> **Problem details**: Retype, with no alterations, every line between the one containing "Rebuild this chart" and the one containing "2.8, 2.9, 3.0];", counting both of those lines too. Pictures are to be left out.

> **Input material**:

○ ○ ○ ○ ○ ○ ○

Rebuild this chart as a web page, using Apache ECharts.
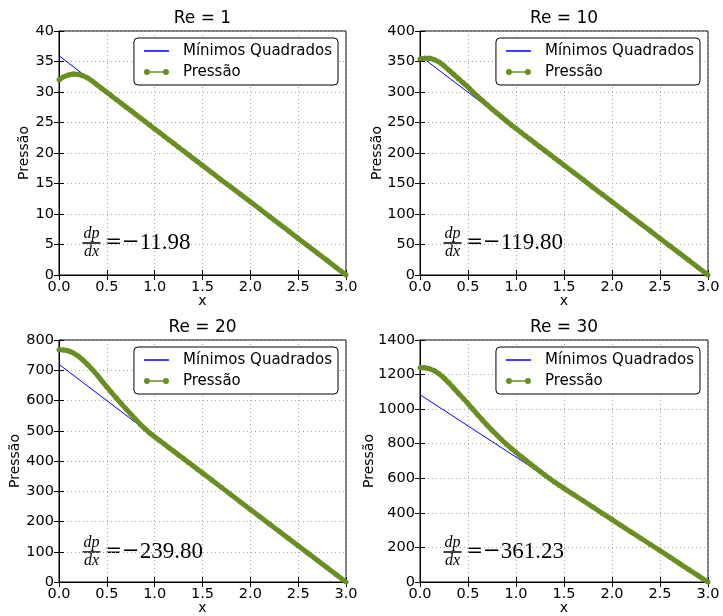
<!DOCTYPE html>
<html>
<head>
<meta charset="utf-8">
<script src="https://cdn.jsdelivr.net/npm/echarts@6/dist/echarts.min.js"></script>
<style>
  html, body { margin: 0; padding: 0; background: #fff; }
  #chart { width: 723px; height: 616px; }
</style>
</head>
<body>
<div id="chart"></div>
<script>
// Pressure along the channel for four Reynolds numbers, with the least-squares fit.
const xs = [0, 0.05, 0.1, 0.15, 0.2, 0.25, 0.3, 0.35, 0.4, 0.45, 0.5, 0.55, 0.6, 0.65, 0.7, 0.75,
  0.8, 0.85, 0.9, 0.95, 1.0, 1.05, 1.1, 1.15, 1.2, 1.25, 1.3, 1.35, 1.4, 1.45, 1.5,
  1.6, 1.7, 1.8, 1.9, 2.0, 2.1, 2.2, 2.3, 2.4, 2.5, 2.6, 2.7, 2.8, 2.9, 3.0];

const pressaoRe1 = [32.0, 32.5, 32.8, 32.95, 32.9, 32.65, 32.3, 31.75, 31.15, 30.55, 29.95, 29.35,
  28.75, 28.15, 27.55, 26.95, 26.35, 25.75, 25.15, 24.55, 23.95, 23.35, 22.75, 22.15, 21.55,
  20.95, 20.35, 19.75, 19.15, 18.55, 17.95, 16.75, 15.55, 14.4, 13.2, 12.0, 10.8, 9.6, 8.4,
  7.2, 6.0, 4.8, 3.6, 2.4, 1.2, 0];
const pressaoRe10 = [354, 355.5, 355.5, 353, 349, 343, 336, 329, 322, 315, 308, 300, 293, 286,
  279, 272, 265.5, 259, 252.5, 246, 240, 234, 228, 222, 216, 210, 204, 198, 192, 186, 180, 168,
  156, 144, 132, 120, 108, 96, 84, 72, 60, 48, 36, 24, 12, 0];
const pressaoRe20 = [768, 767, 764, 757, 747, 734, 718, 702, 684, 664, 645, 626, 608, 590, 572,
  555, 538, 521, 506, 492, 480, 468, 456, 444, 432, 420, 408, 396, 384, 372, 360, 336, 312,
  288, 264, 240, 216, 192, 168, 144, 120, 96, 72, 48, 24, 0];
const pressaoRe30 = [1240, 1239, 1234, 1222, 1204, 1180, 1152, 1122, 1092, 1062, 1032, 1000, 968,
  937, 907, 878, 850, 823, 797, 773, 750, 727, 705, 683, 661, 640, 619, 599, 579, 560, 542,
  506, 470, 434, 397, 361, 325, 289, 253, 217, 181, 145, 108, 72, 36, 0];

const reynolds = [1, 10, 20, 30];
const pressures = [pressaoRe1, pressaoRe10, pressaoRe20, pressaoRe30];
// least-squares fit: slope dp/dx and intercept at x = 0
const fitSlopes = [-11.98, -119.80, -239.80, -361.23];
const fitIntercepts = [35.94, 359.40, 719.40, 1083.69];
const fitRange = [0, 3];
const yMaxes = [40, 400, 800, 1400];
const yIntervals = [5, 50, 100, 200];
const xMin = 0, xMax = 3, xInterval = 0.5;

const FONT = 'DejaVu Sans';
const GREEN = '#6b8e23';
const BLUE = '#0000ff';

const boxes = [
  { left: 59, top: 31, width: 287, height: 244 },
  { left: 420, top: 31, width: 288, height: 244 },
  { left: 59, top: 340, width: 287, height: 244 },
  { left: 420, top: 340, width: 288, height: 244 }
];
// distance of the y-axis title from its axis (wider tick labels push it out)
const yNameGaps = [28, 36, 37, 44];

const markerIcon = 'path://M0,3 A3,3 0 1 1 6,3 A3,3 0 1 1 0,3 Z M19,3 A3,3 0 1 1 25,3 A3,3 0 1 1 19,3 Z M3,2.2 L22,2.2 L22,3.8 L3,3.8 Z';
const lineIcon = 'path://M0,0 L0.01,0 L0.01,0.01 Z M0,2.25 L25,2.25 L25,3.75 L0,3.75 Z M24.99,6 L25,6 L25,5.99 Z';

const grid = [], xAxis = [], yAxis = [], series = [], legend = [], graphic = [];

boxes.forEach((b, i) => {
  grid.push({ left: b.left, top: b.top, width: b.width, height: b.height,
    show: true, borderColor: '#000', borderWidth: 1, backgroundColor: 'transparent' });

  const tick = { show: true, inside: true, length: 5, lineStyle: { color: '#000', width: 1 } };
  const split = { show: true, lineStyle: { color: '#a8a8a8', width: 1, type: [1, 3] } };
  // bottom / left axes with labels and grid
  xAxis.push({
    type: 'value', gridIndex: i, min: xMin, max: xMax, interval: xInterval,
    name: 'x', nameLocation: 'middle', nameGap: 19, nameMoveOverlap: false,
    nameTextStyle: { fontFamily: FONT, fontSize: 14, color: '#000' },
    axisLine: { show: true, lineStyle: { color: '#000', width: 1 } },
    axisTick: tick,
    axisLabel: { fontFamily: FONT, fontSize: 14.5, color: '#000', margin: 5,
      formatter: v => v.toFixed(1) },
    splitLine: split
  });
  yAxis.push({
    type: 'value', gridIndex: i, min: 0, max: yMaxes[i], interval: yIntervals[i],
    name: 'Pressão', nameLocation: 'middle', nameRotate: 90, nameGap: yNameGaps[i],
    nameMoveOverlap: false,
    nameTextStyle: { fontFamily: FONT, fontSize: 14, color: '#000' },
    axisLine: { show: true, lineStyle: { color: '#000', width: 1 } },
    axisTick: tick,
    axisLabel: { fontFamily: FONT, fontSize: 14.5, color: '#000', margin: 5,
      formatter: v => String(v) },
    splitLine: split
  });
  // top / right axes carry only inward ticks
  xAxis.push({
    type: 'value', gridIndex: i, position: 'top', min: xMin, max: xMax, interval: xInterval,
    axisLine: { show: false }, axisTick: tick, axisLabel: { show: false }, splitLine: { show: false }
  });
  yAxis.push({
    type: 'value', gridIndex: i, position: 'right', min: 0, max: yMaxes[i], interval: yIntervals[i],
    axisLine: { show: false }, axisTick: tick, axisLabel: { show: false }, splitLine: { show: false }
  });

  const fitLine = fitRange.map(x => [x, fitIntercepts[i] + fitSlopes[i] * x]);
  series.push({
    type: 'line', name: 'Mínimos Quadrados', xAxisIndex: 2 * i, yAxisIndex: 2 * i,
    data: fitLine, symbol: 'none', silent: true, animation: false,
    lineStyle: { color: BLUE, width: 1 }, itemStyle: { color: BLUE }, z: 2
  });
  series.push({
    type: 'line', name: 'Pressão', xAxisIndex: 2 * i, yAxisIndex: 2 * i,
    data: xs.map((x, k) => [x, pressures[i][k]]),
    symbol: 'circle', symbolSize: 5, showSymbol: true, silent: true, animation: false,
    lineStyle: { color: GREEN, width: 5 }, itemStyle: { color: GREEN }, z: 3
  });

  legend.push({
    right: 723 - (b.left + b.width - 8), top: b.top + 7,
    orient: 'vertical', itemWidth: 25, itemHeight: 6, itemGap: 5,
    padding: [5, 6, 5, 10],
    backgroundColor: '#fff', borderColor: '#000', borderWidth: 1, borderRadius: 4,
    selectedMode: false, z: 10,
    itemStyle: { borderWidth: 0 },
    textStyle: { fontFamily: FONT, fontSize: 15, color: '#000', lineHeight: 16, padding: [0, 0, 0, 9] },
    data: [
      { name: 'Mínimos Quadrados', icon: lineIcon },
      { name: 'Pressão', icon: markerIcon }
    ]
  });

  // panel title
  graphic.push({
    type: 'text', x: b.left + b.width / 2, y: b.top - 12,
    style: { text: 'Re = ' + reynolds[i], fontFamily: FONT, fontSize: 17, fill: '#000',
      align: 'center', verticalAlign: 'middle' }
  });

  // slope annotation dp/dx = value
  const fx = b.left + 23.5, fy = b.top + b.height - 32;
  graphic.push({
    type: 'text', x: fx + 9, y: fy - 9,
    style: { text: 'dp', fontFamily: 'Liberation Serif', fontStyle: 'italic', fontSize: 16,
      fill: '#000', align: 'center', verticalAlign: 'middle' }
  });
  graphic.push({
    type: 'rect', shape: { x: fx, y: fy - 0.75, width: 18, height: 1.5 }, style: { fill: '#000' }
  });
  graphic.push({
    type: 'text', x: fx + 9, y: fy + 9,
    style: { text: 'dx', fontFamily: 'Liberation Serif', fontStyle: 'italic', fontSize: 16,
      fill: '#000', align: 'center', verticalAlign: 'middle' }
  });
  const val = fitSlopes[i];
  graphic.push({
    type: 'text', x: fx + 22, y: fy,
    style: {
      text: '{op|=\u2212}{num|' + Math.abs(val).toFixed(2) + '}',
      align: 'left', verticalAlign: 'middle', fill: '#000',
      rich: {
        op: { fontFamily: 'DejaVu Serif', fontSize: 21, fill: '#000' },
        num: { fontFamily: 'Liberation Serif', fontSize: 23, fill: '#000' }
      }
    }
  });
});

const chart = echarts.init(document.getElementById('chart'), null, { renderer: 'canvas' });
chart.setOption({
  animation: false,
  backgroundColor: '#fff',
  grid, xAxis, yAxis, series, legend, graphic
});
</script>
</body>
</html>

○ ○ ○ ○ ○ ○ ○

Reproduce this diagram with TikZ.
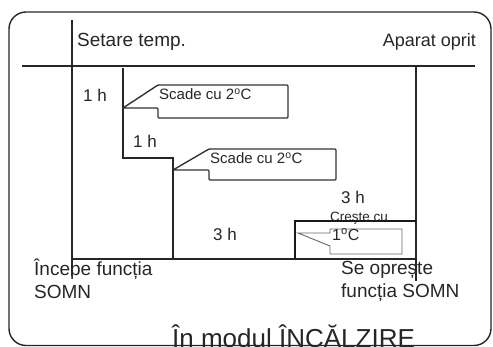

○ ○ ○ ○ ○ ○ ○

> **Correct result**:
Rebuild this chart as a web page, using Apache ECharts.
<!DOCTYPE html>
<html>
<head>
<meta charset="utf-8">
<script src="https://cdn.jsdelivr.net/npm/echarts@6/dist/echarts.min.js"></script>
<style>
  html, body { margin: 0; padding: 0; background: #fff; }
  #chart { width: 723px; height: 616px; }
</style>
</head>
<body>
<div id="chart"></div>
<script>
// Pressure along the channel for four Reynolds numbers, with the least-squares fit.
const xs = [0, 0.05, 0.1, 0.15, 0.2, 0.25, 0.3, 0.35, 0.4, 0.45, 0.5, 0.55, 0.6, 0.65, 0.7, 0.75,
  0.8, 0.85, 0.9, 0.95, 1.0, 1.05, 1.1, 1.15, 1.2, 1.25, 1.3, 1.35, 1.4, 1.45, 1.5,
  1.6, 1.7, 1.8, 1.9, 2.0, 2.1, 2.2, 2.3, 2.4, 2.5, 2.6, 2.7, 2.8, 2.9, 3.0];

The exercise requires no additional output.